In Frakturschrift
Insel-Bücherei Nr. 539, 11. - 15. Tausend, [1] IB
Adalbert Stifter - Essay
Leseprobe: Jetzt, in unserer Zeit, ist ein Jahrhundert vergangen, dass Adalbert Stifter zu schreiben begonnen hat. Neben der Malerei, an die er Lust und Liebe und Fleiss wendete, neben den Naturwissenschaften, die ihm vielleicht einmal einen Brotberuf schaffen konnten, neben dem Stundengeben, das ihn in der Stadt Wien ernährte, und neben den Freuden, die er in seinem Leben nicht missen mochte: die an der Kunst, an der Natur, an Schönheit in allen Gestalten, hat der Sohn des Böhmerwaldes angefangen, Gebilde seiner Einbildungskraft niederzuschreiben, angeregt von Vorbildern aus dem Schriftum seiner Tage, befeuert durch die wachsende Luft an der Mitteilung, beflügelt von einem Wissen um das Göttliche und um die Menschenhoheit.

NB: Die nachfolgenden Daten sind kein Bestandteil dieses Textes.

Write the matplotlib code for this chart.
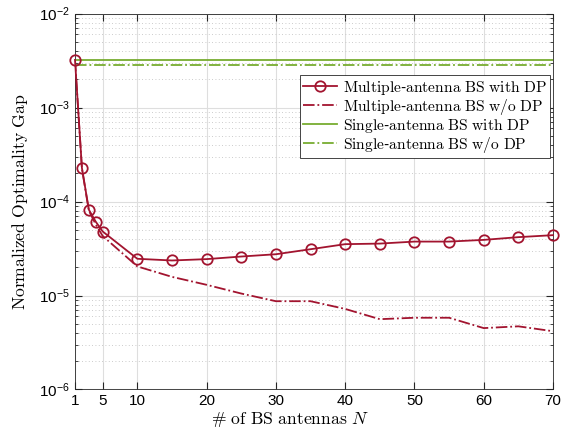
import matplotlib
matplotlib.use('Agg')
import matplotlib.pyplot as plt
from matplotlib import rcParams
from matplotlib.ticker import LogLocator, NullFormatter

rcParams['font.family'] = 'Liberation Sans'
rcParams['mathtext.fontset'] = 'cm'

# data
N = [1, 2, 3, 4, 5, 10, 15, 20, 25, 30, 35, 40, 45, 50, 55, 60, 65, 70]
multi_dp = [3.22e-3, 2.28e-4, 8.2e-5, 6.1e-5, 4.8e-5, 2.46e-5, 2.36e-5, 2.44e-5,
            2.6e-5, 2.75e-5, 3.11e-5, 3.52e-5, 3.57e-5, 3.75e-5, 3.75e-5,
            3.91e-5, 4.18e-5, 4.39e-5]
multi_nodp = [3.22e-3, 2.25e-4, 8.0e-5, 5.7e-5, 4.3e-5, 2.04e-5, 1.58e-5, 1.3e-5,
              1.05e-5, 8.7e-6, 8.7e-6, 7.2e-6, 5.6e-6, 5.8e-6, 5.8e-6,
              4.5e-6, 4.7e-6, 4.17e-6]
single_dp = 3.22e-3
single_nodp = 2.85e-3
xticks = [1, 5, 10, 20, 30, 40, 50, 60, 70]

red = '#A2142F'
green = '#77AC30'

fig = plt.figure(figsize=(5.63, 4.36), dpi=100)
ax = fig.add_axes([0.1332, 0.1067, 0.849, 0.862])

ax.plot(N, multi_dp, '-o', color=red, lw=1.3, ms=7.5, mfc='none', mew=1.3,
        clip_on=False, zorder=3,
        label=r'$\mathrm{Multiple}$-$\mathrm{antenna\ BS\ with\ DP}$')
ax.plot(N, multi_nodp, '-.', color=red, lw=1.3,
        label=r'$\mathrm{Multiple}$-$\mathrm{antenna\ BS\ w/o\ DP}$')
ax.plot([N[0], N[-1]], [single_dp, single_dp], '-', color=green, lw=1.3,
        label=r'$\mathrm{Single}$-$\mathrm{antenna\ BS\ with\ DP}$')
ax.plot([N[0], N[-1]], [single_nodp, single_nodp], '-.', color=green, lw=1.3,
        label=r'$\mathrm{Single}$-$\mathrm{antenna\ BS\ w/o\ DP}$')

ax.set_yscale('log')
ax.set_xlim(1, 70)
ax.set_ylim(1e-6, 1e-2)
ax.set_xticks(xticks)
ax.yaxis.set_major_locator(LogLocator(base=10, numticks=10))
ax.yaxis.set_minor_locator(LogLocator(base=10, subs=range(2, 10), numticks=20))
ax.yaxis.set_minor_formatter(NullFormatter())

ax.grid(True, which='major', color='#dedede', lw=0.8)
ax.grid(True, which='minor', axis='y', color='#bbbbbb', lw=0.6, ls=(0, (1, 3)))
ax.set_axisbelow(True)

ax.tick_params(which='both', direction='in', top=True, right=True,
               labelsize=11, color='#262626')
ax.tick_params(which='major', length=5)
ax.tick_params(which='minor', length=2.5)
for s in ax.spines.values():
    s.set_color('#262626')
    s.set_linewidth(0.6)

ax.set_xlabel(r'$\mathrm{\#\ of\ BS\ antennas}\ N$', fontsize=12.7)
ax.xaxis.set_label_coords(0.45, -0.055, transform=ax.transAxes)
ax.xaxis.label.set_va('top')
ax.set_ylabel(r'$\mathrm{Normalized\ Optimality\ Gap}$', fontsize=12.7)
ax.yaxis.set_label_coords(-0.094, 0.5)

leg = ax.legend(loc='upper right', bbox_to_anchor=(0.994, 0.836), fontsize=11.2,
                fancybox=False, framealpha=1, edgecolor='#262626',
                borderaxespad=0, handlelength=2.2, labelspacing=0.0,
                borderpad=0.22, handletextpad=0.35)
leg.get_frame().set_linewidth(0.6)
leg.set_zorder(5)

fig.savefig('out.png', dpi=100)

Albert Stifter war nicht der Jüngste, als er begann; da er die 'Feldblumen' schrieb, war er dreissig, im Druck erschien seine erste Erzählung aber erst fünf Jahre später; dann freilich kamen seine Dichtungen in rascher Folge ans Tageslicht, farbenglühend und frisch wie die Schwingen des eben die Puppe zurücklassenden Tagfalter.